Poor nations are kept poor today because rich nations have made it so. They've been able to do so because a legacy of colonialism has allowed them to retain economic power, writing the laws of trade unfairly to benefit themselves and keep everyone else mired in poverty or something close. Its no coincidence that the nations that make up the G8 come primarily from the old colonial powers. It's no coincidence that many nations like those in Africa are in debt to the very nations that once conquered and held them as colonies. Without slavery, much of the West--including the US--would not exist as a power today, or perhaps have existed at all. Without colonialism, the riches of Britain and France and Belgium would not have come about. The divide of rich and poor on this planet is written in a history of blood and conquest, and its legacy continues with us strongly today. It is far from happenstance.

The God that supposedly favors the West must also not mind environmental destruction, as the US drains a vastly disproportionate amount of the world's resources. Today, the average US citizen consumes well over *thirty* times what the average citizen in the Third World does. The developed nations of the world account for only 20% of the global population, but are responsible for pumping out over 75% of the world's pollution and waste. The richest 20% of the world consumes some 86% of all the goods and services used. In short, we in the West are literally devouring the planet, and as the rest of the world tries impossibly to follow in our footsteps, we are depleting forests and oceans to feed our capitalist-driven gluttony. Global warming is but one of the side-effects we'll be reaping as a result.

Basically put, this is a vastly unfair world. And its not by coincidence that it is so. No, I'm not talking about some conspiracy theory where a few men get together and have secret meetings to decide the fate of the 6 billion and growing members of the global community. Those are fictitious tales created to deflect us away from our own responsibility. The truth is much more mundane and much more damning.

The world is unfair because of a global economic system maintained by trade agreements that are passed as we tune into American Idol; it's maintained everytime we buy a pair of sneakers or some clothing that is being sewn together by the desperate in places like the Saipan or Bangladesh; it's maintained by our desire for flashy diamonds that send the poverty stricken into war in Sierra Leone, and even the coltan in our mobile phones that help drive mining/resource wars in the Congo that kill millions; it's maintained by a massive arms trade, of which the US is remarkably the number one death merchant. It's the real world that we'd rather not see, as we don our little white ONE bands and try to act as if we are the saviors of the world's poor, and not a key factor in their continued existence. The troubling reality is that in some way, we're all complicit--even if by varying degrees of responsibility.

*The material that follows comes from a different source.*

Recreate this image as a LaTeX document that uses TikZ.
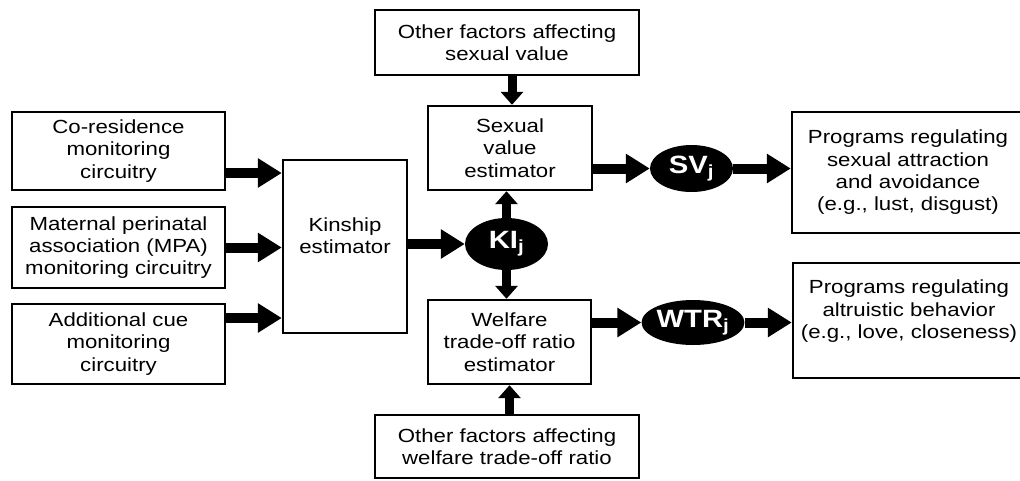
\documentclass[tikz,border=0pt]{standalone}
\usepackage{fontspec}
\setmainfont[FakeStretch=1.17]{Liberation Sans}
\usetikzlibrary{arrows.meta,shapes.geometric}
\begin{document}
\begin{tikzpicture}[x=1pt,y=-1pt,
  box/.style={draw=black, line width=2.4pt, fill=white, align=center, inner sep=0pt,
    font=\fontsize{19}{22.3}\selectfont},
  oval/.style={ellipse, fill=black, inner sep=0pt, text=white,
    font=\fontsize{25}{28}\selectfont\bfseries},
  fat/.style={line width=10pt, -{Triangle[width=28pt,length=24pt]}},
  vfat/.style={line width=9pt, -{Triangle[width=22pt,length=13pt]}}
]
\useasboundingbox (0,0) rectangle (1020,480);

% left boxes
\node[box, minimum width=213pt, minimum height=78pt] (co) at (118.5,151) {Co-residence\\monitoring\\circuitry};
\node[box, minimum width=213pt, minimum height=81pt] (ma) at (118.5,247.5) {Maternal perinatal\\association (MPA)\\monitoring circuitry};
\node[box, minimum width=213pt, minimum height=80pt] (ad) at (118.5,344) {Additional cue\\monitoring\\circuitry};

% kinship
\node[box, minimum width=124pt, minimum height=173pt] (kin) at (345,246.5) {Kinship\\estimator\\\mbox{}};

% middle column
\node[box, minimum width=264pt, minimum height=65pt] (to) at (507,42.5) {Other factors affecting\\sexual value};
\node[box, minimum width=164pt, minimum height=84pt] (sex) at (510,148) {Sexual\\value\\estimator};
\node[oval, minimum width=83pt, minimum height=52pt] (ki) at (506.5,244) {KI\textsubscript{j}};
\node[box, minimum width=163pt, minimum height=84pt] (wel) at (509.5,342) {Welfare\\trade-off ratio\\estimator};
\node[box, minimum width=264pt, minimum height=63pt] (bo) at (507,446.5) {Other factors affecting\\welfare trade-off ratio};

% ellipses right
\node[oval, minimum width=83pt, minimum height=47pt] (sv) at (691.5,168.5) {SV\textsubscript{j}};
\node[oval, minimum width=84pt, minimum height=45pt] (wtr) at (693,322.5) {WTR\textsubscript{j}};

% right boxes
\node[box, minimum width=232pt, minimum height=121pt] (p1) at (908,172.5) {Programs regulating\\sexual attraction\\and avoidance\\(e.g., lust, disgust)};
\node[box, minimum width=232pt, minimum height=115pt] (p2) at (909,320.5) {Programs regulating\\altruistic behavior\\(e.g., love, closeness)\\\mbox{}};

% arrows
\draw[fat] ([yshift=-22pt]co.east) -- ([yshift=-22pt]co.east -| kin.west);
\draw[fat] (ma.east) -- (ma.east -| kin.west);
\draw[fat] ([yshift=26pt]ad.east) -- ([yshift=26pt]ad.east -| kin.west);
\draw[fat] (kin.east |- ki.west) -- (ki.west);
\draw[vfat] (ki.north) -- (ki.north |- sex.south);
\draw[vfat] (ki.south) -- (ki.south |- wel.north);
\draw[vfat] ([xshift=2pt]sex.north |- to.south) -- ([xshift=2pt]sex.north);
\draw[vfat] (wel.south |- bo.north) -- (wel.south);
\draw[fat] (sex.east |- sv.west) -- (sv.west);
\draw[fat] (sv.east) -- (sv.east -| p1.west);
\draw[fat] (wel.east |- wtr.west) -- (wtr.west);
\draw[fat] (wtr.east) -- (wtr.east -| p2.west);
\end{tikzpicture}
\end{document}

Lest I seem to be standing too high on my soapbox, let me state that I don't set myself apart here. I'm as much a part of the system as all else. And like everyone in this consumerist driven society, I want nice things too--and would rather not think about what has to be done in order to acquire it. But at the least I try not to delude myself, into believing the world that exists to benefit some today, while keeping others poor, is the work of some God entity.

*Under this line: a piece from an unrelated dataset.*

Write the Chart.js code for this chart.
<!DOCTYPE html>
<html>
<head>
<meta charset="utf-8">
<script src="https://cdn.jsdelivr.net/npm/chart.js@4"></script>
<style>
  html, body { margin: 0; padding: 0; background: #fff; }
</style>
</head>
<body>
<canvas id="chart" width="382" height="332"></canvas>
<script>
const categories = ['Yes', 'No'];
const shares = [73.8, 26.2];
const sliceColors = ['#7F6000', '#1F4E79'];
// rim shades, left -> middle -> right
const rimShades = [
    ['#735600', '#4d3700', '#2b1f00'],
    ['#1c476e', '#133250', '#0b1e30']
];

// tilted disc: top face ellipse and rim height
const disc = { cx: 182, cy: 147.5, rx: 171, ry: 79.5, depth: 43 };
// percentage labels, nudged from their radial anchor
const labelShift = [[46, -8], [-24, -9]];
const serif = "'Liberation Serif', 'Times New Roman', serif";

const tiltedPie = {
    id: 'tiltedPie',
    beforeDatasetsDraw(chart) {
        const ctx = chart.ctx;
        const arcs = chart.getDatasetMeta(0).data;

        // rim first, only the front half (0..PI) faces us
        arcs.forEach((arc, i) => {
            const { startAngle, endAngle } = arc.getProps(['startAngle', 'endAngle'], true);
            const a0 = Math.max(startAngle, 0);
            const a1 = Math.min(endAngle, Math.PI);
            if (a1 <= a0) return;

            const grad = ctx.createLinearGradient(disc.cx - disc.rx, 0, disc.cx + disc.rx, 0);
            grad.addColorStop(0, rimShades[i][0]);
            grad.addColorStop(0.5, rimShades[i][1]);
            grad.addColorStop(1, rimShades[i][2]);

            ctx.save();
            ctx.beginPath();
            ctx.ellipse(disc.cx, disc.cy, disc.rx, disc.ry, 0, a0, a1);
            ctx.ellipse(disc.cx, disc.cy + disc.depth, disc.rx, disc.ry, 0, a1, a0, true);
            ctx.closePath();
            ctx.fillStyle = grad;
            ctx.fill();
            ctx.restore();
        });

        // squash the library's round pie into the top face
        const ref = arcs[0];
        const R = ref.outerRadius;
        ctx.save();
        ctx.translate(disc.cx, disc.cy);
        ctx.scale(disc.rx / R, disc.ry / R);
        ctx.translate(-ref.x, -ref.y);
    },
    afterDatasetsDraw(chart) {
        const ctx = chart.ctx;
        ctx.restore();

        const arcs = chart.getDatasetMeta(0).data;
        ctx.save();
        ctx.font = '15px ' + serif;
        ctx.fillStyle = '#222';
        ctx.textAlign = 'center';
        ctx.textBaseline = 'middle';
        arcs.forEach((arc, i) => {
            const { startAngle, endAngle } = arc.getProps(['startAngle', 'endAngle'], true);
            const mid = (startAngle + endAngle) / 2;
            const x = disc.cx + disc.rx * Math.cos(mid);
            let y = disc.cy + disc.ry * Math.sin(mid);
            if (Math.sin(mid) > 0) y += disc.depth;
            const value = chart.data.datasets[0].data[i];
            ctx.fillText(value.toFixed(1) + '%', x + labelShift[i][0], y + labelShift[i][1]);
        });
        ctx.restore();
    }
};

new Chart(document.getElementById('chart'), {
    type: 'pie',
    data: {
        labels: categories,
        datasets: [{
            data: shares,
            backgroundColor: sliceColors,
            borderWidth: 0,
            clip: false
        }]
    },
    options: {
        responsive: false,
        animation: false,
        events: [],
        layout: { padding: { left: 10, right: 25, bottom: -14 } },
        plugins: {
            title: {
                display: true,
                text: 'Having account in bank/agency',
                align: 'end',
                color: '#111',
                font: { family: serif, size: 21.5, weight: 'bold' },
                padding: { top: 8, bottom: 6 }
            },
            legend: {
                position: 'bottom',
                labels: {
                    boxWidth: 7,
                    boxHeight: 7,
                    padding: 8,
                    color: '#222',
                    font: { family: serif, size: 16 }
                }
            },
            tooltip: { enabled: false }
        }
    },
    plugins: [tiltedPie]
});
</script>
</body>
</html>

Unless of course in the end, this God people worship in the West really is a God of free markets, neoliberalism, sweat shops, poverty and hunger--with prophets with names like Creflo Dollar, inducing their flock with divine pyramid schemes and Horatio Alger parables of eventual wealth. And if that's the case, then maybe we should think on overthrowing that God and replacing Him/Her/It with a better one. Or perhaps, if this is the best a God can inspire, maybe we could do without such a being at all.